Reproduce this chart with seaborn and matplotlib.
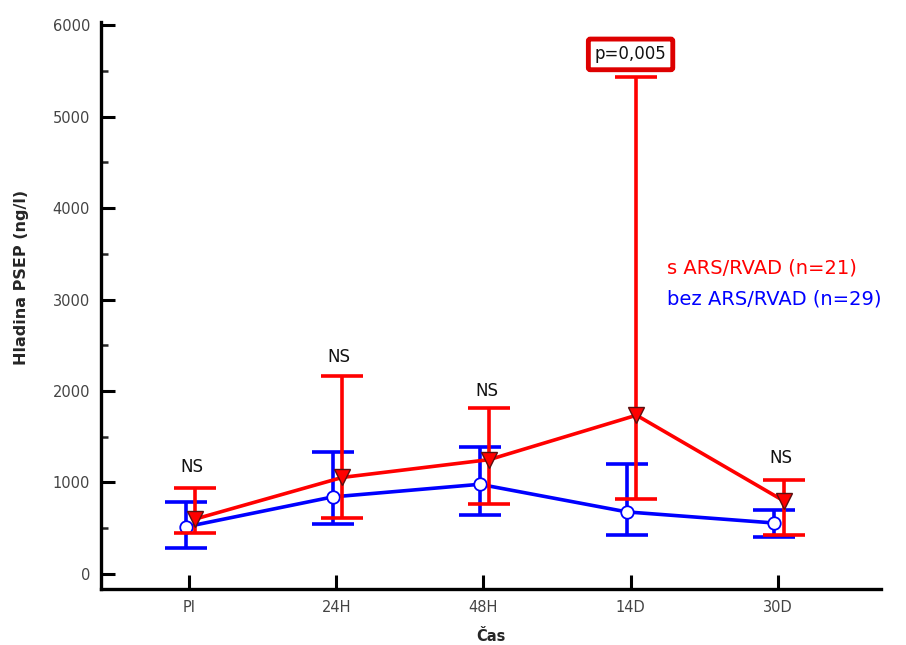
import matplotlib
matplotlib.use("Agg")
import matplotlib.pyplot as plt
import seaborn as sns
import numpy as np
import pandas as pd
from matplotlib.ticker import MultipleLocator

categories = ["PI", "24H", "48H", "14D", "30D"]
red_mean = [600, 1055, 1250, 1735, 800]
red_low = [448, 612, 760, 820, 426]
red_high = [940, 2165, 1810, 5430, 1027]
blue_mean = [514, 842, 980, 678, 557]
blue_low = [284, 546, 645, 426, 404]
blue_high = [787, 1330, 1388, 1202, 700]
ns_labels = ["NS", "NS", "NS", "", "NS"]
ns_y = [1170, 2370, 2000, 0, 1270]
red_label = "s ARS/RVAD (n=21)"
blue_label = "bez ARS/RVAD (n=29)"
p_text = "p=0,005"

sns.set_style("white")
plt.rcParams['font.family'] = ['DejaVu Sans']

fig = plt.figure(figsize=(9.06, 6.45), dpi=100)
ax = fig.add_axes([0.1115, 0.0868, 0.8605, 0.8792])

idx = np.arange(len(categories))
off_b, off_r = -0.025, 0.04
RED = "#ff0000"
BLUE = "#0000ff"

df_b = pd.DataFrame({"x": idx + off_b, "y": blue_mean})
df_r = pd.DataFrame({"x": idx + off_r, "y": red_mean})

bm = np.array(blue_mean); rm = np.array(red_mean)
ax.errorbar(idx + off_b, bm, yerr=[bm - np.array(blue_low), np.array(blue_high) - bm],
            fmt="none", ecolor=BLUE, elinewidth=2.6, capsize=15, capthick=2.6, zorder=2)
sns.lineplot(data=df_b, x="x", y="y", ax=ax, color=BLUE, linewidth=2.6,
             marker="o", markersize=9, markerfacecolor="white",
             markeredgecolor=BLUE, markeredgewidth=1.3, zorder=3)
ax.errorbar(idx + off_r, rm, yerr=[rm - np.array(red_low), np.array(red_high) - rm],
            fmt="none", ecolor=RED, elinewidth=2.6, capsize=15, capthick=2.6, zorder=4)
sns.lineplot(data=df_r, x="x", y="y", ax=ax, color=RED, linewidth=2.6,
             marker="v", markersize=11, markerfacecolor=RED,
             markeredgecolor="#5a1010", markeredgewidth=1.0, zorder=5)

for i, (t, yy) in enumerate(zip(ns_labels, ns_y)):
    if t:
        ax.text(i + 0.02, yy, t, ha="center", va="center", fontsize=12, color="#111111")

ax.text(3.0, 5680, p_text, ha="center", va="center", fontsize=12, color="#111111",
        bbox=dict(boxstyle="round,pad=0.38,rounding_size=0.12", facecolor="white",
                  edgecolor="#dd0000", linewidth=3.5))

ax.text(3.25, 3350, red_label, ha="left", va="center", fontsize=14, color=RED)
ax.text(3.25, 3010, blue_label, ha="left", va="center", fontsize=14, color=BLUE)

ax.set_xlim(-0.6, 4.70)
ax.set_ylim(-165, 6035)
ax.set_xticks(idx)
ax.set_xticklabels(categories)
ax.yaxis.set_major_locator(MultipleLocator(1000))
ax.yaxis.set_minor_locator(MultipleLocator(500))

for s in ["top", "right"]:
    ax.spines[s].set_visible(False)
for s in ["left", "bottom"]:
    ax.spines[s].set_linewidth(2.4)
    ax.spines[s].set_color("black")

ax.tick_params(axis="both", which="major", direction="in", length=10, width=2.2,
               colors="black", labelcolor="#444444", labelsize=10.5, pad=8,
               left=True, bottom=True)
ax.tick_params(axis="y", which="minor", direction="in", length=5, width=1.8, left=True)

ax.set_xlabel("Čas", fontsize=10.5, fontweight="bold", labelpad=10)
ax.set_ylabel("Hladina PSEP (ng/l)", fontsize=11.5, fontweight="bold")
ax.yaxis.set_label_coords(-0.093, 0.55)

fig.savefig("out.png", dpi=100)
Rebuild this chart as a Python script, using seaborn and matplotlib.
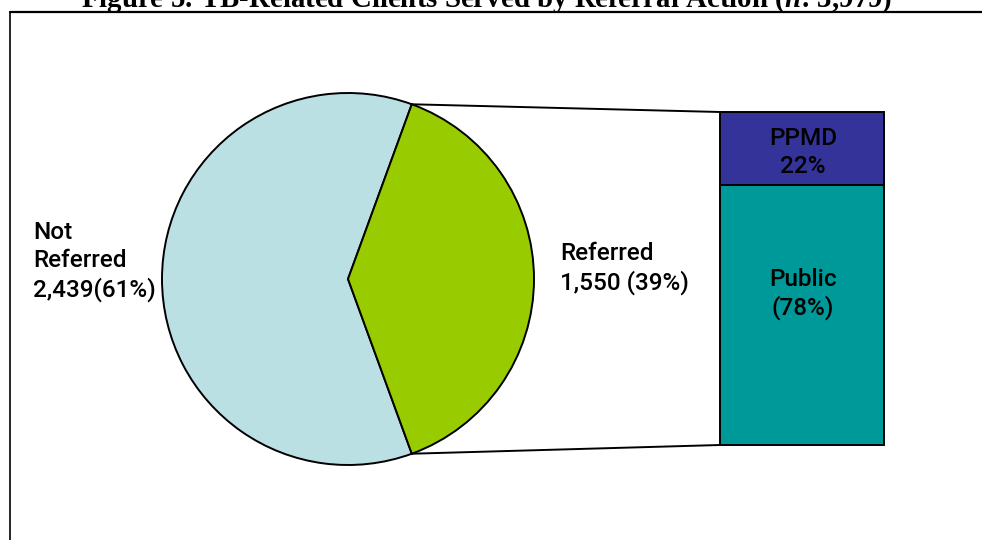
import matplotlib
matplotlib.use("Agg")
import matplotlib.pyplot as plt
import numpy as np
import seaborn as sns
from matplotlib.patches import ConnectionPatch
from matplotlib.lines import Line2D

# ---- data ----
pie_categories = ["Not Referred", "Referred"]
pie_counts = [2439, 1550]
pie_labels = ["Not\nReferred\n2,439(61%)", "Referred\n1,550 (39%)"]
pie_colors = ["#BBE0E3", "#99CC00"]

bar_categories = ["Public", "PPMD"]
bar_shares = [78, 22]
bar_labels = ["Public\n(78%)", "PPMD\n22%"]
bar_colors = ["#009999", "#333399"]

title_text = "Figure 5: TB-Related Clients Served by Referral Action ($n$: 3,979)"

# ---- style ----
sns.set_theme(style="white")
plt.rcParams["font.family"] = ["Roboto", "DejaVu Sans"]
plt.rcParams["mathtext.fontset"] = "custom"
plt.rcParams["mathtext.it"] = "Liberation Serif:italic:bold"
plt.rcParams["mathtext.rm"] = "Liberation Serif:bold"

W, H = 982, 540
fig = plt.figure(figsize=(W / 100, H / 100), dpi=100)
fig.patch.set_facecolor("white")


def px_axes(x0, y0, x1, y1):
    """Axes placed by pixel box (top-left origin)."""
    return fig.add_axes([x0 / W, (H - y1) / H, (x1 - x0) / W, (y1 - y0) / H])


edge_lw = 1.4
label_size = 17.5
label_weight = 500

# ---- pie ----
cx, cy, r = 348, 279, 186
ax_pie = px_axes(cx - r, cy - r, cx + r, cy + r)
total = sum(pie_counts)
half_angle = 180.0 * pie_counts[1] / total
wedges, _ = ax_pie.pie(pie_counts, colors=pie_colors, startangle=half_angle,
                       counterclock=True,
                       wedgeprops=dict(edgecolor="black", linewidth=edge_lw))
for w in wedges:
    w.set_clip_on(False)
ax_pie.set_xlim(-1, 1)
ax_pie.set_ylim(-1, 1)
ax_pie.set_aspect("equal")
ax_pie.axis("off")

# ---- stacked bar for the referred slice ----
ax_bar = px_axes(720, 112, 884, 445)
sns.barplot(x=["Referred"], y=[bar_shares[0]], color=bar_colors[0],
            width=1.0, edgecolor="black", linewidth=edge_lw,
            saturation=1, ax=ax_bar)
ax_bar.bar([0], [bar_shares[1]], bottom=[bar_shares[0]], width=1.0,
           color=bar_colors[1], edgecolor="black", linewidth=edge_lw)
for p in ax_bar.patches:
    p.set_clip_on(False)
ax_bar.set_xlim(-0.5, 0.5)
ax_bar.set_ylim(0, 100)
ax_bar.axis("off")

# ---- connector lines from slice edges to bar corners ----
ang = np.deg2rad(half_angle)
for sign, ybar in ((1, sum(bar_shares)), (-1, 0)):
    con = ConnectionPatch(xyA=(np.cos(ang), sign * np.sin(ang)), coordsA=ax_pie.transData,
                          xyB=(-0.5, ybar), coordsB=ax_bar.transData,
                          color="black", lw=edge_lw)
    fig.add_artist(con)

# overlay for frame and text, in pixel units (top-left origin)
top = fig.add_axes([0, 0, 1, 1], zorder=10)
top.set_xlim(0, W)
top.set_ylim(H, 0)
top.axis("off")

# frame around the chart area
top.add_line(Line2D([10, 10], [11.5, H + 5], color="black", lw=1.2))
top.add_line(Line2D([10, W + 5], [11.5, 11.5], color="black", lw=1.6))

# title (runs off the top edge)
top.text(487, 7, title_text, ha="center", va="baseline",
         fontsize=20.8, fontweight="bold", family="Liberation Serif",
         color="black")

# pie labels (anchored at the baseline of the last line)
top.text(33, 297, pie_labels[0], ha="left", va="baseline", fontsize=label_size,
         fontweight=label_weight, linespacing=1.3, color="black")
top.text(560, 290, pie_labels[1], ha="left", va="baseline", fontsize=label_size,
         fontweight=label_weight, linespacing=1.3, color="black")

# bar labels
top.text(803, 315, bar_labels[0], ha="center", va="baseline", fontsize=label_size,
         fontweight=label_weight, linespacing=1.25, color="black")
top.text(803, 173, bar_labels[1], ha="center", va="baseline", fontsize=label_size,
         fontweight=label_weight, linespacing=1.3, color="black")

fig.savefig("out.png", dpi=100, facecolor="white")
************
● **Task to carry out**:
Report the number of lines in the listing where the string "seaborn" appears, and nothing besides.

● **Response to the exercise**:
4